Required work =
Quote each line of the material verbatim, without the pictures.
** START OF Dataset extract **
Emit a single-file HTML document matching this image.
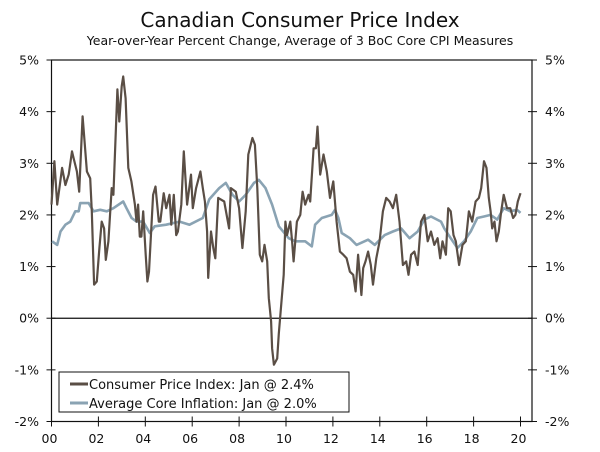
<!DOCTYPE html>
<html><head><meta charset="utf-8"><style>
body{margin:0;background:#fff;}
svg text{font-family:"DejaVu Sans","Liberation Sans",sans-serif;fill:#111;}
</style></head><body>
<svg width="600" height="447" viewBox="0 0 600 447" xmlns="http://www.w3.org/2000/svg" id="chart">
<text x="300" y="27" text-anchor="middle" font-size="20">Canadian Consumer Price Index</text>
<text x="300" y="45" text-anchor="middle" font-size="12.5">Year-over-Year Percent Change, Average of 3 BoC Core CPI Measures</text>
<g id="axes"></g>
<g id="series"></g>
<g>
<rect x="59" y="372" width="290" height="40" fill="#fff" stroke="#111" stroke-width="1"/>
<line x1="70" y1="384" x2="88" y2="384" stroke="#5a4e45" stroke-width="3"/>
<text x="89" y="389" font-size="13">Consumer Price Index: Jan @ 2.4%</text>
<line x1="70" y1="403" x2="88" y2="403" stroke="#8aa3b3" stroke-width="3"/>
<text x="89" y="408" font-size="13">Average Core Inflation: Jan @ 2.0%</text>
</g>
</svg>
<script>
const cpiMonths=[0,1.5,2.9,5.4,7.1,8.8,10.5,11.3,13.0,14.2,15.9,18.1,19.8,20.6,21.8,23.2,24.5,25.7,26.9,27.8,29.1,30.8,31.7,33.7,34.7,35.9,36.7,37.9,39.3,40.9,42.7,43.5,44.3,45.2,46.0,46.9,48.2,49.1,49.9,52.0,53.2,54.9,55.7,57.4,58.7,60.4,61.3,62.6,63.8,64.7,66.4,67.7,69.4,71.4,72.3,74.0,76.2,77.4,78.5,79.6,80.2,81.6,82.8,83.8,85.3,88.4,90.9,91.8,94.3,96.0,97.7,99.4,100.7,102.8,104.1,105.3,106.6,107.8,109.0,110.4,111.2,112.4,112.9,113.8,115.5,116.3,118.8,119.7,120.5,122.2,123.1,123.9,125.6,127.3,128.5,129.8,131.5,132.4,134.1,135.3,136.1,137.5,139.2,140.9,142.5,144.2,145.9,147.6,149.3,151.0,152.7,154.4,155.6,156.9,158.6,159.5,160.7,162.0,163.4,164.5,166.2,167.9,169.6,171.3,173.0,174.7,176.4,178.1,179.8,181.5,182.7,184.0,185.7,187.4,189.1,190.8,192.5,194.2,195.9,197.6,198.9,200.1,201.8,203.0,204.3,205.7,206.9,208.6,210.3,212.0,213.6,215.3,217.0,218.7,219.9,221.3,222.6,223.8,224.7,225.5,226.7,227.7,228.9,230.1,231.4,233.1,234.8,236.2,237.4,238.6,240.0];
const cpiValues=[2.20,3.04,2.20,2.91,2.58,2.78,3.23,3.10,2.84,2.45,3.91,2.84,2.71,2.07,0.65,0.71,1.36,1.87,1.74,1.13,1.49,2.52,2.39,4.43,3.81,4.49,4.68,4.26,2.91,2.65,2.20,1.87,2.20,1.58,1.58,2.07,1.23,0.71,0.90,2.39,2.55,1.87,1.87,2.42,2.13,2.39,1.81,2.39,1.61,1.68,2.20,3.23,2.20,2.78,2.13,2.52,2.84,2.52,2.26,1.68,0.78,1.68,1.36,1.16,2.33,2.26,1.74,2.52,2.45,2.13,1.36,2.07,3.17,3.49,3.36,2.52,1.23,1.10,1.42,1.10,0.39,-0.06,-0.58,-0.90,-0.78,-0.30,0.84,1.87,1.61,1.87,1.49,1.10,1.87,2.00,2.45,2.20,2.39,2.26,3.29,3.29,3.71,2.78,3.17,2.84,2.33,2.65,1.87,1.29,1.23,1.16,0.90,0.84,0.52,1.23,0.45,0.97,1.10,1.29,1.03,0.65,1.16,1.49,2.07,2.33,2.26,2.13,2.39,1.87,1.03,1.10,0.84,1.23,1.29,1.03,1.87,2.00,1.49,1.68,1.42,1.55,1.16,1.49,1.23,2.13,2.07,1.61,1.49,1.03,1.42,1.49,2.07,1.87,2.26,2.33,2.52,3.04,2.91,2.33,2.07,1.74,1.87,1.49,1.68,2.07,2.39,2.13,2.13,1.94,2.00,2.26,2.42];
const coreMonths=[0.3,2.9,4.6,7.1,9.6,12.2,13.9,14.7,19.0,21.5,24.9,28.3,31.7,36.7,38.4,41.0,43.5,46.9,50.3,52.8,58.7,65.5,70.6,77.4,80.7,85.8,89.2,92.6,96.0,99.4,103.6,106.1,109.5,112.9,116.3,121.4,124.8,129.8,133.2,134.9,138.3,143.4,145.1,146.8,148.5,152.7,156.1,162.0,165.4,170.5,174.7,178.9,183.2,187.4,190.8,194.2,199.3,201.0,204.3,207.7,211.1,214.5,217.9,221.3,224.7,228.1,231.4,234.8,238.2,240.0];
const coreValues=[1.49,1.42,1.68,1.81,1.87,2.07,2.07,2.23,2.23,2.07,2.10,2.07,2.13,2.26,2.13,1.94,1.87,1.87,1.65,1.78,1.81,1.87,1.81,1.94,2.30,2.52,2.62,2.39,2.26,2.39,2.62,2.68,2.52,2.20,1.78,1.55,1.49,1.49,1.39,1.81,1.94,2.00,2.10,1.94,1.65,1.55,1.42,1.52,1.42,1.61,1.68,1.74,1.55,1.68,1.91,1.97,1.87,1.74,1.55,1.36,1.49,1.68,1.94,1.97,2.00,1.91,2.13,2.07,2.10,2.04];
const yTicks=[5,4,3,2,1,0,-1,-2];
const xTickYears=[0,2,4,6,8,10,12,14,16,18,20];
const xTickLabels=["00","02","04","06","08","10","12","14","16","18","20"];

const NS="http://www.w3.org/2000/svg";
const L=51.5,R=532,T=60,B=421.5;
const xScale=m=>L+m*(23.45/12);
const yScale=v=>T+(5-v)*(B-T)/7;
function mk(tag,attrs,parent){const e=document.createElementNS(NS,tag);for(const k in attrs)e.setAttribute(k,attrs[k]);parent.appendChild(e);return e;}
const axes=document.getElementById('axes'),series=document.getElementById('series');

const frame=mk('rect',{x:L,y:T,width:R-L,height:B-T,fill:'none',stroke:'#111','stroke-width':1.2},axes);


const zero=mk('line',{x1:L,x2:R,y1:yScale(0),y2:yScale(0),stroke:'#111','stroke-width':1.2},axes);


yTicks.forEach(v=>{
  const y=yScale(v);
  const t1=mk('line',{x1:L-5,x2:L+4,y1:y,y2:y,stroke:'#111'},axes);
  
  
  const t2=mk('line',{x1:R-4,x2:R+5,y1:y,y2:y,stroke:'#111'},axes);
  
  
  const a=mk('text',{x:39,y:y+4.5,'text-anchor':'end','font-size':12.5},axes);a.textContent=v+'%';
  
  
  const b=mk('text',{x:545,y:y+4.5,'text-anchor':'start','font-size':12.5},axes);b.textContent=v+'%';
  
  
});
xTickYears.forEach((yr,i)=>{
  const x=xScale(yr*12);
  const t=mk('line',{x1:x,x2:x,y1:B-5,y2:B+5,stroke:'#111'},axes);
  
  
  const lb=mk('text',{x:x-2,y:443,'text-anchor':'middle','font-size':12.5},axes);lb.textContent=xTickLabels[i];
  
  
});
function path(ms,vs){return ms.map((m,i)=>(i?'L':'M')+xScale(m).toFixed(1)+' '+yScale(vs[i]).toFixed(1)).join(' ');}
const core=mk('path',{d:path(coreMonths,coreValues),fill:'none',stroke:'#8aa3b3','stroke-width':2.6,'stroke-linejoin':'round'},series);


const cpi=mk('path',{d:path(cpiMonths,cpiValues),fill:'none',stroke:'#5a4e45','stroke-width':2.2,'stroke-linejoin':'round'},series);


</script>
</body></html>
** END OF Dataset extract **
Reply =
Emit a single-file HTML document matching this image.
<!DOCTYPE html>
<html><head><meta charset="utf-8"><style>
body{margin:0;background:#fff;}
svg text{font-family:"DejaVu Sans","Liberation Sans",sans-serif;fill:#111;}
</style></head><body>
<svg width="600" height="447" viewBox="0 0 600 447" xmlns="http://www.w3.org/2000/svg" id="chart">
<text x="300" y="27" text-anchor="middle" font-size="20">Canadian Consumer Price Index</text>
<text x="300" y="45" text-anchor="middle" font-size="12.5">Year-over-Year Percent Change, Average of 3 BoC Core CPI Measures</text>
<g id="axes"></g>
<g id="series"></g>
<g>
<rect x="59" y="372" width="290" height="40" fill="#fff" stroke="#111" stroke-width="1"/>
<line x1="70" y1="384" x2="88" y2="384" stroke="#5a4e45" stroke-width="3"/>
<text x="89" y="389" font-size="13">Consumer Price Index: Jan @ 2.4%</text>
<line x1="70" y1="403" x2="88" y2="403" stroke="#8aa3b3" stroke-width="3"/>
<text x="89" y="408" font-size="13">Average Core Inflation: Jan @ 2.0%</text>
</g>
</svg>
<script>
const cpiMonths=[0,1.5,2.9,5.4,7.1,8.8,10.5,11.3,13.0,14.2,15.9,18.1,19.8,20.6,21.8,23.2,24.5,25.7,26.9,27.8,29.1,30.8,31.7,33.7,34.7,35.9,36.7,37.9,39.3,40.9,42.7,43.5,44.3,45.2,46.0,46.9,48.2,49.1,49.9,52.0,53.2,54.9,55.7,57.4,58.7,60.4,61.3,62.6,63.8,64.7,66.4,67.7,69.4,71.4,72.3,74.0,76.2,77.4,78.5,79.6,80.2,81.6,82.8,83.8,85.3,88.4,90.9,91.8,94.3,96.0,97.7,99.4,100.7,102.8,104.1,105.3,106.6,107.8,109.0,110.4,111.2,112.4,112.9,113.8,115.5,116.3,118.8,119.7,120.5,122.2,123.1,123.9,125.6,127.3,128.5,129.8,131.5,132.4,134.1,135.3,136.1,137.5,139.2,140.9,142.5,144.2,145.9,147.6,149.3,151.0,152.7,154.4,155.6,156.9,158.6,159.5,160.7,162.0,163.4,164.5,166.2,167.9,169.6,171.3,173.0,174.7,176.4,178.1,179.8,181.5,182.7,184.0,185.7,187.4,189.1,190.8,192.5,194.2,195.9,197.6,198.9,200.1,201.8,203.0,204.3,205.7,206.9,208.6,210.3,212.0,213.6,215.3,217.0,218.7,219.9,221.3,222.6,223.8,224.7,225.5,226.7,227.7,228.9,230.1,231.4,233.1,234.8,236.2,237.4,238.6,240.0];
const cpiValues=[2.20,3.04,2.20,2.91,2.58,2.78,3.23,3.10,2.84,2.45,3.91,2.84,2.71,2.07,0.65,0.71,1.36,1.87,1.74,1.13,1.49,2.52,2.39,4.43,3.81,4.49,4.68,4.26,2.91,2.65,2.20,1.87,2.20,1.58,1.58,2.07,1.23,0.71,0.90,2.39,2.55,1.87,1.87,2.42,2.13,2.39,1.81,2.39,1.61,1.68,2.20,3.23,2.20,2.78,2.13,2.52,2.84,2.52,2.26,1.68,0.78,1.68,1.36,1.16,2.33,2.26,1.74,2.52,2.45,2.13,1.36,2.07,3.17,3.49,3.36,2.52,1.23,1.10,1.42,1.10,0.39,-0.06,-0.58,-0.90,-0.78,-0.30,0.84,1.87,1.61,1.87,1.49,1.10,1.87,2.00,2.45,2.20,2.39,2.26,3.29,3.29,3.71,2.78,3.17,2.84,2.33,2.65,1.87,1.29,1.23,1.16,0.90,0.84,0.52,1.23,0.45,0.97,1.10,1.29,1.03,0.65,1.16,1.49,2.07,2.33,2.26,2.13,2.39,1.87,1.03,1.10,0.84,1.23,1.29,1.03,1.87,2.00,1.49,1.68,1.42,1.55,1.16,1.49,1.23,2.13,2.07,1.61,1.49,1.03,1.42,1.49,2.07,1.87,2.26,2.33,2.52,3.04,2.91,2.33,2.07,1.74,1.87,1.49,1.68,2.07,2.39,2.13,2.13,1.94,2.00,2.26,2.42];
const coreMonths=[0.3,2.9,4.6,7.1,9.6,12.2,13.9,14.7,19.0,21.5,24.9,28.3,31.7,36.7,38.4,41.0,43.5,46.9,50.3,52.8,58.7,65.5,70.6,77.4,80.7,85.8,89.2,92.6,96.0,99.4,103.6,106.1,109.5,112.9,116.3,121.4,124.8,129.8,133.2,134.9,138.3,143.4,145.1,146.8,148.5,152.7,156.1,162.0,165.4,170.5,174.7,178.9,183.2,187.4,190.8,194.2,199.3,201.0,204.3,207.7,211.1,214.5,217.9,221.3,224.7,228.1,231.4,234.8,238.2,240.0];
const coreValues=[1.49,1.42,1.68,1.81,1.87,2.07,2.07,2.23,2.23,2.07,2.10,2.07,2.13,2.26,2.13,1.94,1.87,1.87,1.65,1.78,1.81,1.87,1.81,1.94,2.30,2.52,2.62,2.39,2.26,2.39,2.62,2.68,2.52,2.20,1.78,1.55,1.49,1.49,1.39,1.81,1.94,2.00,2.10,1.94,1.65,1.55,1.42,1.52,1.42,1.61,1.68,1.74,1.55,1.68,1.91,1.97,1.87,1.74,1.55,1.36,1.49,1.68,1.94,1.97,2.00,1.91,2.13,2.07,2.10,2.04];
const yTicks=[5,4,3,2,1,0,-1,-2];
const xTickYears=[0,2,4,6,8,10,12,14,16,18,20];
const xTickLabels=["00","02","04","06","08","10","12","14","16","18","20"];

const NS="http://www.w3.org/2000/svg";
const L=51.5,R=532,T=60,B=421.5;
const xScale=m=>L+m*(23.45/12);
const yScale=v=>T+(5-v)*(B-T)/7;
function mk(tag,attrs,parent){const e=document.createElementNS(NS,tag);for(const k in attrs)e.setAttribute(k,attrs[k]);parent.appendChild(e);return e;}
const axes=document.getElementById('axes'),series=document.getElementById('series');

const frame=mk('rect',{x:L,y:T,width:R-L,height:B-T,fill:'none',stroke:'#111','stroke-width':1.2},axes);


const zero=mk('line',{x1:L,x2:R,y1:yScale(0),y2:yScale(0),stroke:'#111','stroke-width':1.2},axes);


yTicks.forEach(v=>{
  const y=yScale(v);
  const t1=mk('line',{x1:L-5,x2:L+4,y1:y,y2:y,stroke:'#111'},axes);
  
  
  const t2=mk('line',{x1:R-4,x2:R+5,y1:y,y2:y,stroke:'#111'},axes);
  
  
  const a=mk('text',{x:39,y:y+4.5,'text-anchor':'end','font-size':12.5},axes);a.textContent=v+'%';
  
  
  const b=mk('text',{x:545,y:y+4.5,'text-anchor':'start','font-size':12.5},axes);b.textContent=v+'%';
  
  
});
xTickYears.forEach((yr,i)=>{
  const x=xScale(yr*12);
  const t=mk('line',{x1:x,x2:x,y1:B-5,y2:B+5,stroke:'#111'},axes);
  
  
  const lb=mk('text',{x:x-2,y:443,'text-anchor':'middle','font-size':12.5},axes);lb.textContent=xTickLabels[i];
  
  
});
function path(ms,vs){return ms.map((m,i)=>(i?'L':'M')+xScale(m).toFixed(1)+' '+yScale(vs[i]).toFixed(1)).join(' ');}
const core=mk('path',{d:path(coreMonths,coreValues),fill:'none',stroke:'#8aa3b3','stroke-width':2.6,'stroke-linejoin':'round'},series);


const cpi=mk('path',{d:path(cpiMonths,cpiValues),fill:'none',stroke:'#5a4e45','stroke-width':2.2,'stroke-linejoin':'round'},series);


</script>
</body></html>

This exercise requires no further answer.